P - Considera então que as redes sociais mudaram a questão da consciência individual, levando àquilo a que o fundador da Prozis descreve como uma “mentalidade de multidão”?

JPT - Mudaram. Sobretudo a forma de comunicação, dão azo a reações de impulso, muitas vezes imediatas e onde nem tudo deveria ser público. Por outro lado, muitas pessoas deixaram de ler, de se informar e seguem outras pessoas, os influencers. Ou seja, acabam por não formar uma opinião própria, sólida, estruturada mas a de outrém. E sim, como refere, predomina uma “mentalidade de multidão”, entrando em perda a reflexão pessoal mais profunda que exige tempo, espaço, confronto de ideias e debate.

P - Como presidente da ACEGE, que recomendações dá aos empresários cristãos? 

JPT - Que sejam, eles mesmos, sinais de esperança para aqueles com quem lidam e promotores de paz de que o mundo tanto precisa. Que procurem preservar os colaboradores e o trabalho, que criem e distribuam valor de forma justa, olhando o curto mas, sobretudo, o médio e longo prazo. Que sejam também promotores da justiça e da ética. Os tempos podem ser turbulentos mas estes valores e princípios não mudam. A exigência é, por isso, maior ainda.

P - Os empresários devem contratar trabalhadores com base naquilo em que acreditam, tanto a nível político, como religioso?

JPT - Fiz milhares de entrevistas de recrutamento na minha vida profissional e nunca me ocorreu dirigir perguntas deste cariz.

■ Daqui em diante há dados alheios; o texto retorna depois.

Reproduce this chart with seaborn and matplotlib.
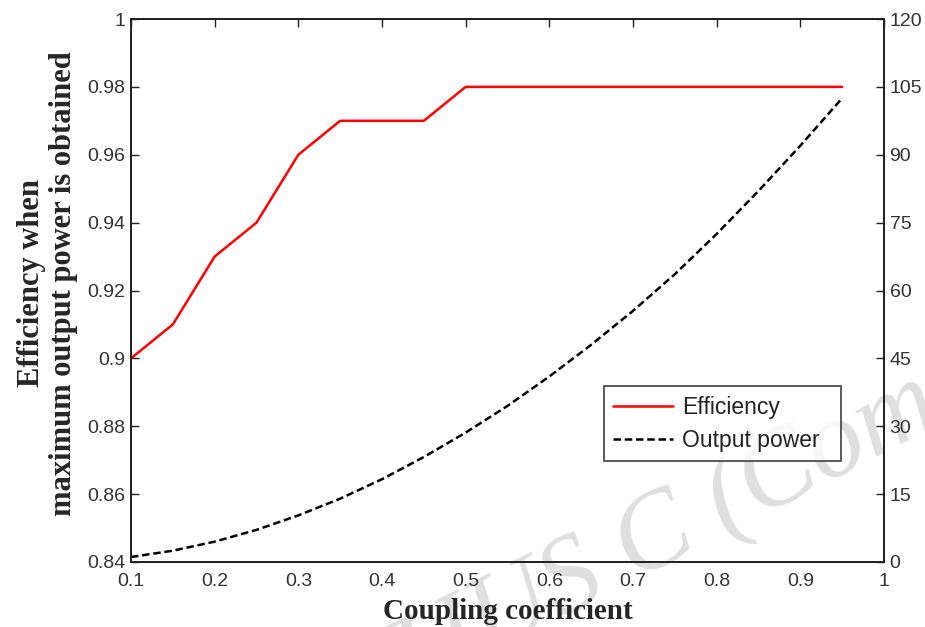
import matplotlib
matplotlib.use("Agg")
import matplotlib.pyplot as plt
import seaborn as sns
import pandas as pd

coupling = [0.10, 0.15, 0.20, 0.25, 0.30, 0.35, 0.40, 0.45, 0.50, 0.55,
            0.60, 0.65, 0.70, 0.75, 0.80, 0.85, 0.90, 0.95]
efficiency = [0.90, 0.91, 0.93, 0.94, 0.96, 0.97, 0.97, 0.97, 0.98, 0.98,
              0.98, 0.98, 0.98, 0.98, 0.98, 0.98, 0.98, 0.98]
output_power = [1.1, 2.5, 4.5, 7.1, 10.3, 14.0, 18.3, 23.2, 28.6, 34.5,
                41.0, 48.0, 55.5, 63.6, 72.5, 82.0, 92.0, 102.5]

x_ticks = [0.1, 0.2, 0.3, 0.4, 0.5, 0.6, 0.7, 0.8, 0.9, 1]
x_tick_labels = ["0.1", "0.2", "0.3", "0.4", "0.5", "0.6", "0.7", "0.8", "0.9", "1"]
left_ticks = [0.84, 0.86, 0.88, 0.90, 0.92, 0.94, 0.96, 0.98, 1.0]
left_tick_labels = ["0.84", "0.86", "0.88", "0.9", "0.92", "0.94", "0.96", "0.98", "1"]
right_ticks = [0, 15, 30, 45, 60, 75, 90, 105, 120]

df = pd.DataFrame({"k": coupling, "eff": efficiency, "pw": output_power})

sns.set_style("white")
plt.rcParams["font.family"] = ["Liberation Sans", "DejaVu Sans"]

fig = plt.figure(figsize=(9.25, 6.27), dpi=100)
ax = fig.add_axes([131/925, 1 - 562/627, (884-131)/925, (562-19)/627])
ax2 = ax.twinx()
ax.patch.set_alpha(0)
ax2.patch.set_alpha(0)

sns.lineplot(data=df, x="k", y="eff", ax=ax, color="#ff0000", linewidth=1.8, label="Efficiency", legend=False)
sns.lineplot(data=df, x="k", y="pw", ax=ax2, color="black", linewidth=1.8, linestyle=(0, (3, 1.5)), label="Output power", legend=False)

ax.set_xlim(0.1, 1)
ax.set_ylim(0.84, 1.0)
ax2.set_ylim(0, 120)
ax.set_xticks(x_ticks)
ax.set_xticklabels(x_tick_labels)
ax.set_yticks(left_ticks)
ax.set_yticklabels(left_tick_labels)
ax2.set_yticks(right_ticks)
ax2.set_yticklabels([str(t) for t in right_ticks])

for a in (ax, ax2):
    for s in a.spines.values():
        s.set_color("#222222")
        s.set_linewidth(1.3)
ax.tick_params(axis="x", direction="in", length=6, width=1, labelsize=14, colors="#222222",
               labelcolor="#333333", top=True, labeltop=False, pad=8)
ax.tick_params(axis="y", direction="in", length=6, width=1, labelsize=14, colors="#222222",
               labelcolor="#333333", right=False, left=True, pad=4)
ax2.tick_params(axis="y", direction="in", length=6, width=1, labelsize=14, colors="#222222",
                labelcolor="#333333", pad=4)

ax.set_xlabel("Coupling coefficient", fontsize=21, fontweight="bold", family=["Liberation Serif"], labelpad=6)
ax.set_ylabel("Efficiency when\nmaximum output power is obtained", fontsize=22, fontweight="bold",
              family=["Liberation Serif"], linespacing=1.15)
ax.yaxis.set_label_coords((78 - 131) / 753, 0.513)
ax2.set_ylabel("")

h1, l1 = ax.get_legend_handles_labels()
h2, l2 = ax2.get_legend_handles_labels()
leg = ax2.legend(h1 + h2, l1 + l2, loc="lower left",
                 bbox_to_anchor=((604-131)/753, (562-461)/543, (841-604)/753, 0.1),
                 mode="expand", fontsize=16.5, frameon=True, fancybox=False, handlelength=2.6,
                 borderpad=0.4, labelspacing=0.45, handletextpad=0.4, borderaxespad=0)
leg.get_frame().set_edgecolor("#222222")
leg.get_frame().set_linewidth(1.3)
for t in leg.get_texts():
    t.set_color("#222222")

fig.text(680/925, 1 - 528/627, "ZJUS C (Comp", fontsize=80, family=["Liberation Serif"], style="italic",
         color="#dfdfdf", rotation=27, rotation_mode="anchor", ha="center", va="center", zorder=-1)

fig.savefig("out.png", dpi=100)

Contratei os que me pareceram mais capazes e apropriados para a empresa. Considero absolutamente desapropriado qualquer tipo de discriminação que refere. Aliás, como se poderia promover a diversidade, a inclusão se este enviesamento existisse?

P - Contrataria um trabalhador ateu?

JPT - Absolutamente! Contratei centenas de pessoas como resultado de processos de entrevista pessoal e a grande maioria deve ser ateu, agnóstico ou, até, professar outra religião. Tenho muitos amigos ateus e esse também não é critério para a amizade.